[Redbook1:200-201][19710331b]{Reason
and Emotion}[31st March 1971]
31.03.71. [continued]
You have to
look at the other side and say: if I had been born there, would I do as they
do? And would I do as I do? If the answer to that last question is no,
then your beliefs are based on emotion and not reason, and you should look very
carefully at them.
Not that
emotion is wrong -- far from it. Pure
reason is unusual and rather frightening.
Emotion is the product of instinct, largely, and instinct is a good
servant: modify its conclusions with reason and you may arrive at something
resembling common sense.

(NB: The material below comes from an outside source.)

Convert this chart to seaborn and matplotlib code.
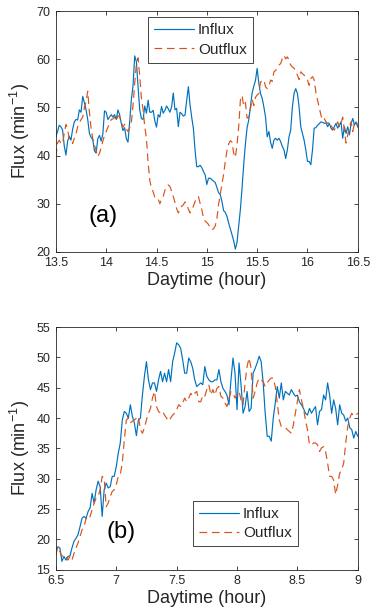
import numpy as np
import pandas as pd
import matplotlib
matplotlib.use("Agg")
import matplotlib.pyplot as plt
import seaborn as sns
from matplotlib.ticker import FuncFormatter

# panel (a): one value per minute, 13.5 h -> 16.5 h
inicio_a = 13.5
influx_a = [43.9, 45.0, 46.3, 46.0, 45.3, 42.0, 40.1, 43.0, 44.0, 43.2,
            45.5, 47.0, 47.5, 47.4, 49.5, 49.0, 52.3, 51.0, 49.5, 47.5,
            44.6, 43.8, 43.3, 41.0, 40.5, 43.5, 44.2, 43.0, 44.5, 49.3,
            49.0, 47.5, 48.0, 48.5, 48.0, 48.5, 47.5, 49.5, 48.5, 46.7,
            45.2, 45.8, 43.5, 42.8, 47.0, 51.6, 54.5, 60.7, 59.5, 54.3,
            49.5, 47.7, 47.5, 50.3, 48.8, 51.5, 49.0, 49.0, 49.4, 47.2,
            45.9, 48.5, 48.0, 50.2, 48.8, 49.4, 50.3, 49.7, 49.0, 50.1,
            53.0, 49.5, 49.8, 46.0, 49.0, 48.7, 48.2, 48.4, 51.5, 54.3,
            50.5, 47.9, 45.6, 41.0, 37.7, 37.7, 38.0, 37.5, 36.7, 36.0,
            34.0, 35.3, 35.3, 35.0, 34.7, 34.4, 33.4, 32.3, 31.9, 30.5,
            28.6, 28.2, 27.4, 26.0, 24.8, 23.6, 22.3, 20.6, 22.0, 25.3,
            28.8, 33.3, 38.2, 42.4, 45.8, 47.4, 50.2, 53.0, 54.4, 55.6,
            58.1, 55.0, 52.9, 51.9, 50.1, 48.0, 43.9, 45.0, 42.8, 41.5,
            43.2, 43.6, 43.2, 43.6, 42.9, 41.9, 41.2, 39.4, 41.2, 43.9,
            45.3, 50.1, 52.9, 53.9, 52.9, 50.1, 46.0, 44.6, 43.2, 41.2,
            38.8, 38.8, 38.1, 41.2, 45.7, 45.8, 46.3, 46.6, 47.0, 46.9,
            46.7, 46.8, 46.0, 46.7, 45.7, 45.3, 46.0, 46.7, 45.7, 46.3,
            47.0, 43.6, 46.0, 44.6, 46.0, 44.3, 46.7, 47.7, 46.3, 47.0,
            45.9]
outflux_a = [39.8, 42.6, 43.2, 42.5, 42.5, 44.6, 46.5, 45.5, 43.5, 43.5,
             42.5, 43.6, 44.5, 46.0, 46.8, 47.5, 48.0, 50.0, 51.2, 53.4,
             49.0, 45.7, 43.5, 42.2, 41.0, 39.8, 40.5, 41.6, 43.0, 44.2,
             45.0, 45.9, 46.6, 47.5, 47.6, 48.0, 47.2, 48.3, 48.0, 47.1,
             45.9, 46.5, 45.5, 45.0, 45.8, 46.8, 50.5, 55.0, 59.0, 60.3,
             56.5, 52.0, 49.5, 46.0, 43.5, 38.5, 34.8, 33.2, 32.5, 31.3,
             31.3, 31.0, 30.0, 31.0, 31.5, 32.8, 33.6, 33.9, 33.6, 32.6,
             31.5, 30.3, 29.0, 28.1, 28.7, 29.5, 29.8, 30.4, 29.9, 28.9,
             28.1, 28.8, 29.5, 30.5, 31.1, 31.5, 30.1, 28.8, 27.0, 26.4,
             26.1, 25.7, 25.0, 24.6, 24.8, 25.4, 27.0, 29.8, 32.0, 34.1,
             36.1, 38.8, 41.0, 42.4, 43.1, 42.8, 40.5, 39.6, 42.3, 46.0,
             51.5, 52.5, 50.3, 51.0, 47.8, 48.0, 49.7, 51.7, 50.4, 52.1,
             52.6, 52.9, 55.3, 55.4, 55.7, 54.3, 53.9, 54.3, 55.7, 55.4,
             57.4, 57.7, 58.1, 58.8, 59.1, 60.1, 60.8, 60.1, 60.5, 59.8,
             58.8, 58.4, 58.1, 57.7, 56.7, 55.8, 57.4, 57.0, 56.7, 56.4,
             55.7, 54.6, 56.0, 56.4, 55.7, 53.2, 51.5, 50.1, 48.4, 47.4,
             47.7, 47.0, 46.7, 47.0, 46.3, 45.7, 45.3, 46.0, 47.0, 46.0,
             46.7, 48.0, 45.3, 42.6, 44.3, 46.0, 47.0, 45.0, 46.7, 47.0,
             46.3]

# panel (b): one value per minute, 6.5 h -> 9 h
inicio_b = 6.5
influx_b = [18.3, 18.8, 18.6, 16.4, 17.2, 16.6, 17.2, 17.3, 18.6, 19.7,
            20.2, 20.8, 22.1, 23.5, 23.8, 23.5, 24.6, 25.2, 27.6, 26.0,
            28.2, 29.6, 28.7, 23.8, 28.2, 29.3, 28.5, 28.7, 30.4, 30.4,
            32.0, 34.2, 35.9, 39.7, 41.1, 40.8, 40.0, 42.2, 40.3, 39.2,
            37.1, 39.7, 40.0, 43.8, 46.9, 49.3, 46.3, 44.7, 45.8, 45.8,
            44.4, 46.3, 47.7, 46.0, 47.4, 46.0, 48.0, 46.0, 49.3, 50.7,
            52.4, 52.1, 51.5, 49.6, 47.4, 47.4, 49.9, 49.3, 48.2, 46.3,
            45.2, 45.5, 45.8, 45.5, 48.5, 46.9, 46.3, 46.0, 46.0, 46.3,
            46.3, 48.0, 46.0, 44.9, 44.4, 43.8, 42.2, 46.3, 49.9, 47.4,
            41.4, 49.1, 45.5, 40.8, 41.9, 44.4, 41.1, 41.6, 47.4, 48.2,
            49.1, 50.2, 49.3, 45.8, 40.8, 37.0, 37.0, 36.2, 40.0, 42.5,
            45.2, 43.3, 45.8, 43.0, 44.4, 44.1, 43.8, 44.7, 44.1, 43.6,
            43.8, 42.7, 42.2, 41.6, 40.8, 40.5, 41.6, 40.8, 41.4, 41.9,
            38.9, 41.1, 41.4, 43.8, 43.0, 45.8, 43.8, 40.8, 43.0, 41.6,
            38.9, 42.2, 40.8, 40.5, 39.5, 40.0, 38.4, 38.1, 36.7, 37.8,
            37.0]
outflux_b = [17.5, 18.8, 18.0, 17.2, 17.5, 17.2, 16.6, 17.2, 16.6, 17.7,
             18.6, 19.4, 20.5, 21.6, 22.1, 23.5, 23.2, 23.8, 24.9, 26.0,
             26.8, 27.1, 28.2, 30.4, 30.1, 25.4, 26.0, 27.1, 27.9, 28.2,
             29.0, 30.4, 30.7, 32.6, 36.4, 39.7, 40.0, 39.2, 39.5, 39.7,
             40.0, 40.3, 38.1, 37.5, 38.4, 39.7, 40.8, 41.6, 43.3, 44.4,
             41.9, 41.1, 40.8, 41.1, 40.5, 40.0, 39.5, 40.0, 40.5, 40.8,
             41.4, 42.2, 41.9, 42.5, 43.3, 42.7, 43.3, 44.1, 43.6, 44.1,
             44.4, 42.7, 42.7, 43.8, 43.6, 44.7, 45.5, 43.8, 44.7, 43.8,
             44.9, 45.2, 43.6, 43.3, 42.5, 41.9, 43.3, 44.4, 44.1, 43.3,
             43.8, 44.4, 43.0, 42.2, 45.8, 48.5, 49.9, 48.2, 43.3, 44.4,
             45.8, 46.6, 46.3, 46.0, 45.2, 45.8, 46.3, 46.6, 46.6, 45.2,
             42.5, 39.7, 38.6, 38.6, 38.4, 38.1, 37.8, 37.5, 38.9, 40.8,
             42.7, 44.7, 43.0, 41.6, 39.7, 38.1, 35.6, 35.6, 35.9, 35.9,
             35.6, 34.5, 35.1, 35.3, 34.5, 32.6, 30.4, 30.4, 29.8, 27.4,
             29.0, 30.9, 31.5, 32.6, 35.9, 38.6, 40.0, 40.8, 40.3, 40.5,
             40.8]

AZUL = '#0072BD'
LARANJA = '#D95319'
CINZA = '#262626'


def monta_df(inicio, entrada, saida):
    t = inicio + np.arange(len(entrada)) / 60.0
    return pd.DataFrame({'hora': t, 'Influx': entrada, 'Outflux': saida})


def painel(ax, df, xlim, ylim, xt, yt, letra, pos_letra, pos_leg):
    sns.lineplot(data=df, x='hora', y='Influx', ax=ax, color=AZUL,
                 linewidth=0.85, label='Influx')
    sns.lineplot(data=df, x='hora', y='Outflux', ax=ax, color=LARANJA,
                 linewidth=0.85, linestyle=(0, (6.5, 4)), label='Outflux')
    ax.set_xlim(*xlim)
    ax.set_ylim(*ylim)
    ax.set_xticks(xt)
    ax.set_yticks(yt)
    ax.xaxis.set_major_formatter(FuncFormatter(lambda v, p: f'{v:g}'))
    ax.tick_params(direction='in', length=3, width=0.6, top=True, right=True,
                   labelsize=9, colors=CINZA, pad=4)
    for s in ax.spines.values():
        s.set_color(CINZA)
        s.set_linewidth(0.6)
        s.set_visible(True)
    ax.set_xlabel('Daytime (hour)', fontsize=13, color=CINZA, labelpad=2)
    ax.set_ylabel('Flux (min$^{-1}$)', fontsize=13, color=CINZA, labelpad=3)
    ax.text(pos_letra[0], pos_letra[1], letra, fontsize=17, va='center',
            ha='left', color='black')
    leg = ax.legend(loc='upper left', bbox_to_anchor=pos_leg, fontsize=11,
                    frameon=True, fancybox=False, framealpha=1,
                    edgecolor=CINZA, borderpad=0.4, labelspacing=0.35,
                    handlelength=2.6, handletextpad=0.28, borderaxespad=0)
    leg.get_frame().set_linewidth(0.6)


sns.set_style("ticks")
plt.rcParams['font.family'] = ['Liberation Sans', 'DejaVu Sans']
plt.rcParams['mathtext.fontset'] = 'custom'
plt.rcParams['mathtext.rm'] = 'Liberation Sans'

fig = plt.figure(figsize=(3.70, 6.16), dpi=100)
ax1 = fig.add_axes([0.151, 0.591, 0.816, 0.391])
ax2 = fig.add_axes([0.151, 0.075, 0.816, 0.394])

painel(ax1, monta_df(inicio_a, influx_a, outflux_a), (13.5, 16.5), (20, 70),
       np.arange(13.5, 16.51, 0.5), np.arange(20, 71, 10), '(a)',
       (13.82, 27.4), (0.305, 0.975))
painel(ax2, monta_df(inicio_b, influx_b, outflux_b), (6.5, 9), (15, 55),
       np.arange(6.5, 9.01, 0.5), np.arange(15, 56, 5), '(b)',
       (6.92, 21.3), (0.454, 0.284))

fig.savefig('out.png', dpi=100)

You are
unlikely to arrive at it any other way, unless you are one of the few lucky
ones whose instinct is common sense.
Oh yes,
there is a quality which helps, a kind of catalyst to reason and emotion, and
that is imagination.
Emotion
alone is indescribable: perhaps it is a kind of madness. Emotion as master controlling the voices of
reason and not modified by them, can be subtle and dangerous. Pure reason is claimed by many who do not and
will not ever wield it: it is deceptive, claiming utter truth, and hates
men. It is cold.
Let emotion
show you the road and reason guide you up on it; but do not carelessly allow
reason to change your road, nor emotion your speed upon it. Is this a valid parallel? I distrust it! Perhaps for emotion I should say instinct
direct; but there something is lost.